* **SOURCE DATA**:
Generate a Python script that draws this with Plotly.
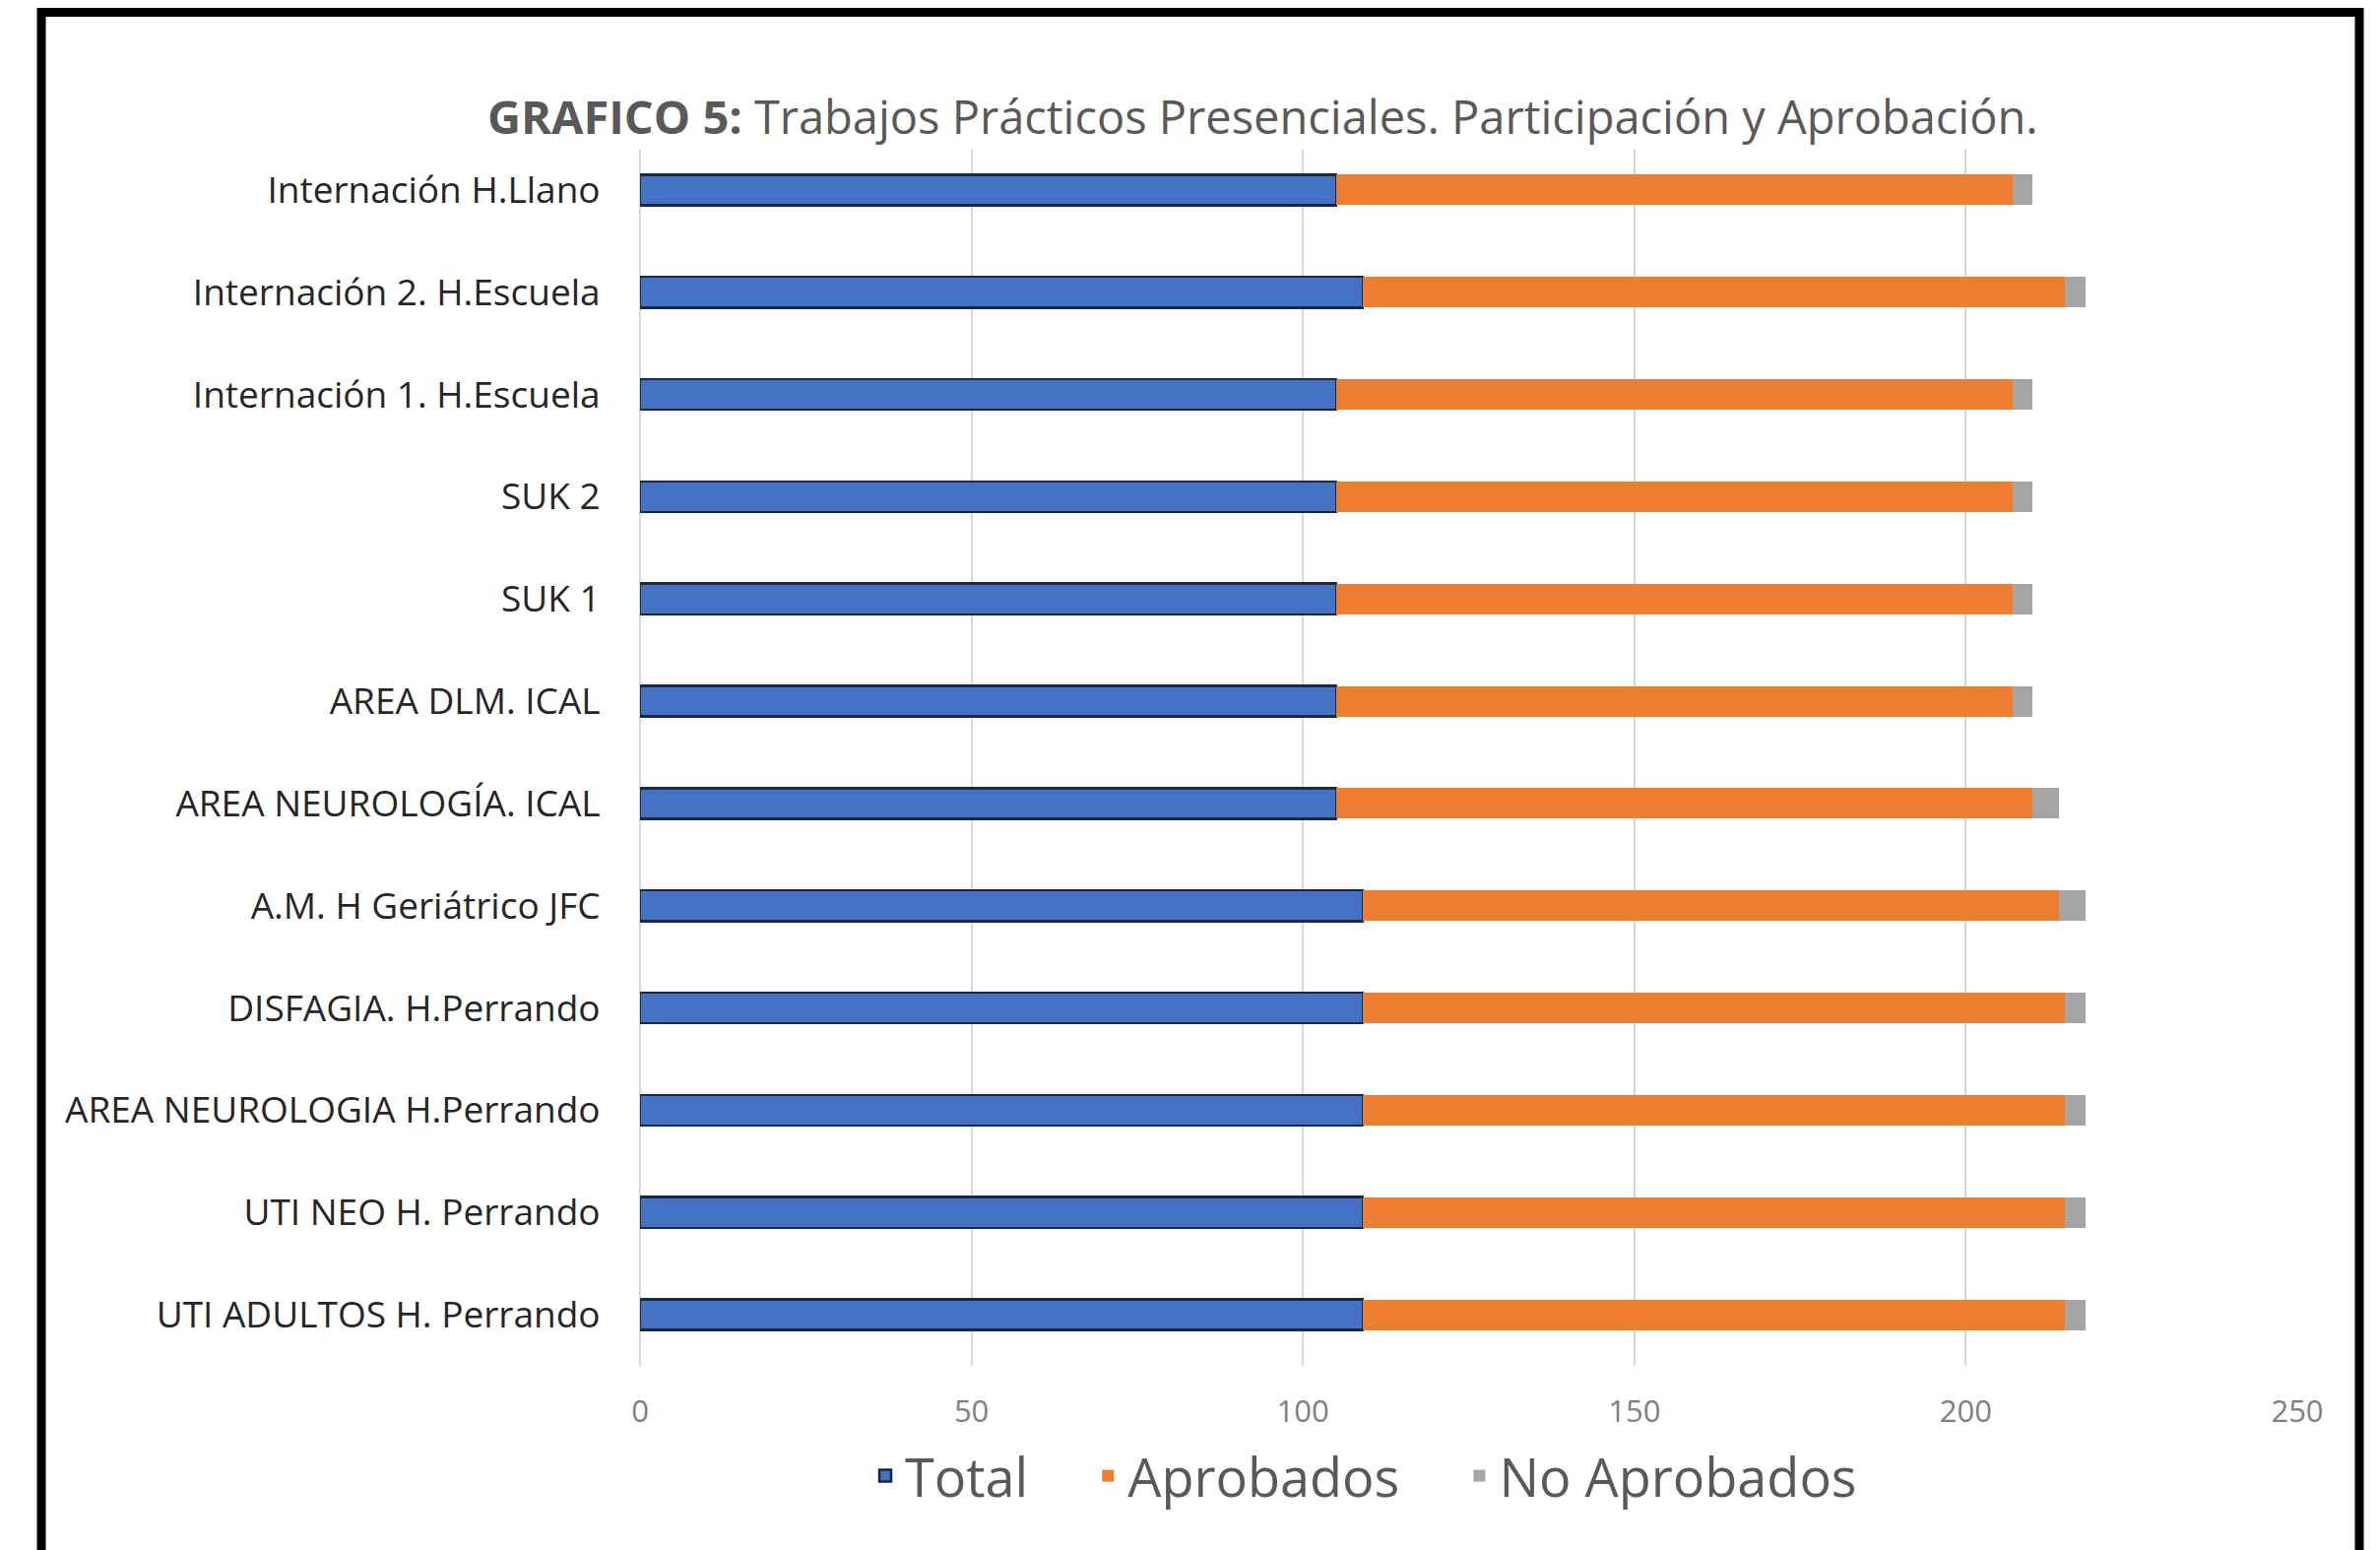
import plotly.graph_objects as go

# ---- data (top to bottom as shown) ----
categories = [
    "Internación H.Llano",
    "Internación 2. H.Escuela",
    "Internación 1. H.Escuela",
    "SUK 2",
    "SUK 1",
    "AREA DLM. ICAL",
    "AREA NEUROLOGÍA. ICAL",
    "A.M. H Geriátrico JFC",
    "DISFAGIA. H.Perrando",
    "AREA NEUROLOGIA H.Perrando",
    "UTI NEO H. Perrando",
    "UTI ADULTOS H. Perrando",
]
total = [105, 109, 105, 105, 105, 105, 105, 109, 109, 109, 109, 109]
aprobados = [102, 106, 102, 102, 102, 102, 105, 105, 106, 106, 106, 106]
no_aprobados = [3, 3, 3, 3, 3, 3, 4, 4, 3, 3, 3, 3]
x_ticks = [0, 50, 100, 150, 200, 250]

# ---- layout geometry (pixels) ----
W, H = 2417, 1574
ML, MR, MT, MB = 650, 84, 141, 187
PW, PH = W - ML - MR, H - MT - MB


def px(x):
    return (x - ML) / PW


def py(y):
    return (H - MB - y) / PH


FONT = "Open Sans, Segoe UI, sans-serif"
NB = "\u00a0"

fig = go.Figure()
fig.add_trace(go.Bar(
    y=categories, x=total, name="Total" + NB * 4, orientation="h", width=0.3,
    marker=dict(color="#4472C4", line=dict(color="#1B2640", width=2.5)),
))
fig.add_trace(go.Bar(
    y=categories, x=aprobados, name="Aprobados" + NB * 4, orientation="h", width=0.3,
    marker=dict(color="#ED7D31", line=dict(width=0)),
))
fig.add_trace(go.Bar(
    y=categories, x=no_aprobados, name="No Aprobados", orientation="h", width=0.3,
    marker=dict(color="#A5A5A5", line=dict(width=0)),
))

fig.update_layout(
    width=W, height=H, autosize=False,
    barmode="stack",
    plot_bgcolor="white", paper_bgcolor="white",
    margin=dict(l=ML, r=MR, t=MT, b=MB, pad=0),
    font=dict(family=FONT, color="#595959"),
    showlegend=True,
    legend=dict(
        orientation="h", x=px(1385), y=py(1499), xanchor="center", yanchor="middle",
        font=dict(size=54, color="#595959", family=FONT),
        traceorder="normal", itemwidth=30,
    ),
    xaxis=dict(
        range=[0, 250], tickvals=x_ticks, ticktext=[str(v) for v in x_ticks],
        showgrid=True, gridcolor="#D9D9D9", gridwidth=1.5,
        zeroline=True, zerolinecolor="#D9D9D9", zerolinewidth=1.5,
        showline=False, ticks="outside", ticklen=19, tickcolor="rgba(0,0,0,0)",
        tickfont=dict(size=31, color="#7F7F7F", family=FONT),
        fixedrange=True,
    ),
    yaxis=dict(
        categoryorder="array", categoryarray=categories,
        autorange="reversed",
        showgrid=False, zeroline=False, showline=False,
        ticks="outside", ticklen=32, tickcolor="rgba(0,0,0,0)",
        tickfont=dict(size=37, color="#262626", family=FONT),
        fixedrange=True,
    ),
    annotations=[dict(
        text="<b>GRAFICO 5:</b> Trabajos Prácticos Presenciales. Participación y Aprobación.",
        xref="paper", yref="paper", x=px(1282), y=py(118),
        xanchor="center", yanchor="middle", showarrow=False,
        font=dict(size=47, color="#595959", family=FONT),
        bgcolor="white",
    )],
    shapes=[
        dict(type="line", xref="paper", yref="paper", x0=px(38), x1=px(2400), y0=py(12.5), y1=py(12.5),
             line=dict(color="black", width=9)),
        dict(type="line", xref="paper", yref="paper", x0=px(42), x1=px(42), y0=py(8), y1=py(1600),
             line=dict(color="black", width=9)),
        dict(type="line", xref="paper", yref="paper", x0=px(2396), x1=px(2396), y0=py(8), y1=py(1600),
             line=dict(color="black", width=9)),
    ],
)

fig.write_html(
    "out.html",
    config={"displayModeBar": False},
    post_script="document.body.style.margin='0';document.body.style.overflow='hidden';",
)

* **PROBLEM REQUIREMENTS**:
Take the material above from its first line through the line holding "import plotly.graph_objects as go" and set it down exactly, without the pictures.

* **WRITTEN ANSWER**:
Generate a Python script that draws this with Plotly.
import plotly.graph_objects as go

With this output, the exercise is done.